You don’t have to write your own analysis scripts. The sFlow data can be converted into different forms for compatibility with existing tools. For example, the following command uses sflowtool to convert the binary sFlow HTTP operation data into ASCII CLF so that the operations can be visually inspected or exported to a web log analyzer such as Webalizer:
sflowtool -H | rotatelogs log/http_log
You can also use protocol reporting tools such as Wireshark with sFlow, using sflowtool to convert sFlow into the standard PCAP format:
wireshark -k -i <(sflowtool -t)
In addition, there are a broad range of native sFlow analysis options that provide complementary functionality to Ganglia’s. The sFlow.org website contains a list of open source and commercial sFlow analysis tools—including Ganglia, of course!
When using multiple sFlow analysis tools, each tool needs to receive copies of the sFlow packets. There are two main approaches to replicating sFlow:
Configure each sFlow agent to send sFlow packets to multiple destinations. Because sFlow is a unicast protocol, this involves resending packets to each of the destinations and this increases measurement traffic on the network. The additional traffic is generally not an issue, as each sFlow agent generates a small number of packets.
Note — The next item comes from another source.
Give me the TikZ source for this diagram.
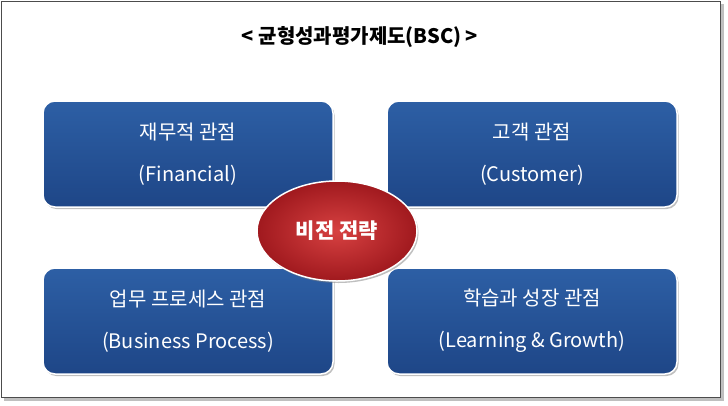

Some sFlow analyzers have built-in replication and packet
forwarding capabilities, and there are commercial and open source
UDP replication tools available, including
sflowtool
.
Finally, the case study Tagged, Inc. demonstrates how Ganglia and sFlow are used in a large deployment, illustrating the techniques described in this chapter and providing examples that demonstrate the importance of performance monitoring to the operations and developer teams.